Lesson 16

For each inequality, find the value or values of \(x\) that make it true.

1. \(8x+21 \leq 56\)
    
2. \(56 < 7(7-x)\)
    

Choose the inequality that best matches each given situation. Explain your reasoning.

1. The Garden Club is planting fruit trees in their school’s garden. There is one large tree that needs 5 pounds of fertilizer. The rest are newly planted trees that need \(\frac12\) pound fertilizer each.
   1. \(25x + 5 \leq \frac12\)
   2. \(\frac12 x + 5 \leq 25\)
   3. \(\frac12 x + 25 \leq 5\)
   4. \(5x + \frac12 \leq 25\)
2. The Chemistry Club is experimenting with different mixtures of water with a certain chemical (sodium polyacrylate) to make fake snow.
   To make each mixture, the students start with some amount of water, and then add \(\frac17\) of that amount of the chemical, and then 9 more grams of the chemical. The chemical is expensive, so there can’t be more than a certain number of grams of the chemical in any one mixture.
   1. \(\frac17 x + 9 \leq 26.25\)
   2. \(9x + \frac17 \leq 26.25\)
   3. \(26.25x + 9 \leq \frac17\)
   4. \(\frac17 x + 26.25 \leq 9\)
       
3. The Hiking Club is on a hike down a cliff. They begin at an elevation of 12 feet and descend at the rate of 3 feet per minute.
   1. \(37x - 3 \geq 12\)
   2. \(3x -37 \geq 12\)
   3. \(12 - 3x \geq \text-37\)
   4. \(12x - 37 \geq \text-3\)
       
4. The Science Club is researching boiling points. They learn that at high altitudes, water boils at lower temperatures. At sea level, water boils at \(212^\circ \text{F}\). With each increase of 500 feet in elevation, the boiling point of water is lowered by about \(1^\circ \text{F}\).
   1. \(212 - \frac{1}{500}e < 195\)
   2. \(\frac{1}{500}e - 195 < 212\)
   3. \(195 - 212e < \frac{1}{500}\)
   4. \(212 - 195e < \frac{1}{500}\)

Your teacher will assign your group one of the situations from the last task. Create a visual display about your situation. In your display:

• Explain what the variable and each part of the inequality represent
• Write a question that can be answered by the solution to the inequality
• Show how you solved the inequality

• Explain what the solution means in terms of the situation

\(\{3,4,5,6\}\) is a set of four consecutive integers whose sum is 18.

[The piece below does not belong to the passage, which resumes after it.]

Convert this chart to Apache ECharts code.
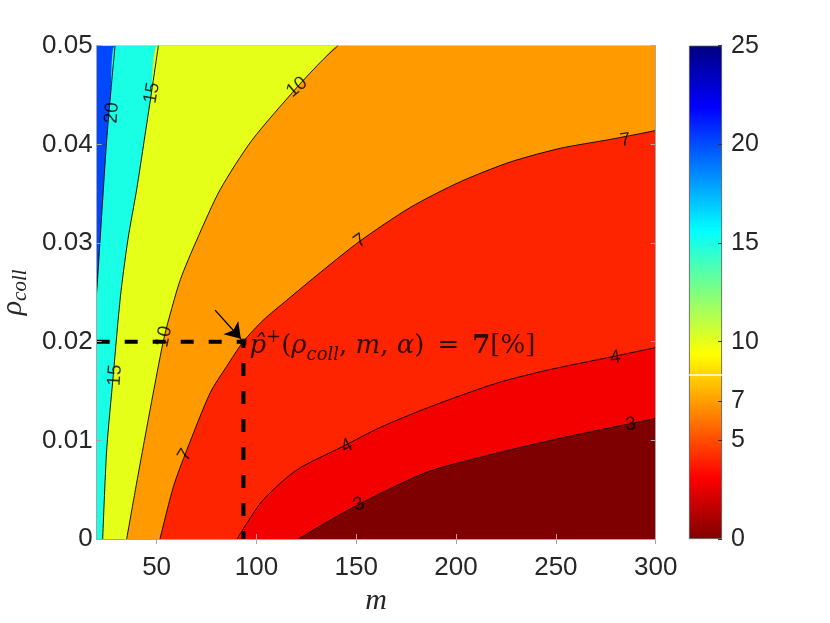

1. How many sets of three consecutive integers are there whose sum is between 51 and 60? Can you be sure you’ve found them all? Explain or show your reasoning.
   
    
2. How many sets of four consecutive integers are there whose sum is between 59 and 82? Can you be sure you’ve found them all? Explain or show your reasoning.
    

We can represent and solve many real-world problems with inequalities. Writing the inequalities is very similar to writing equations to represent a situation. The expressions that make up the inequalities are the same as the ones we have seen in earlier lessons for equations. For inequalities, we also have to think about how expressions compare to each other, which one is bigger, and which one is smaller. Can they also be equal?

For example, a school fundraiser has a minimum target of \$500. Faculty have donated \$100 and there are 12 student clubs that are participating with different activities. How much money should each club raise to meet the fundraising goal? If \(n\) is the amount of money that each club raises, then the solution to \(100+12n=500\) is the minimum amount each club has to raise to meet the goal. It is more realistic, though, to use the inequality \(100+12n\geq500\) since the more money we raise, the more successful the fundraiser will be. There are many solutions because there are many different amounts of money the clubs could raise that would get us above our minimum goal of \$500.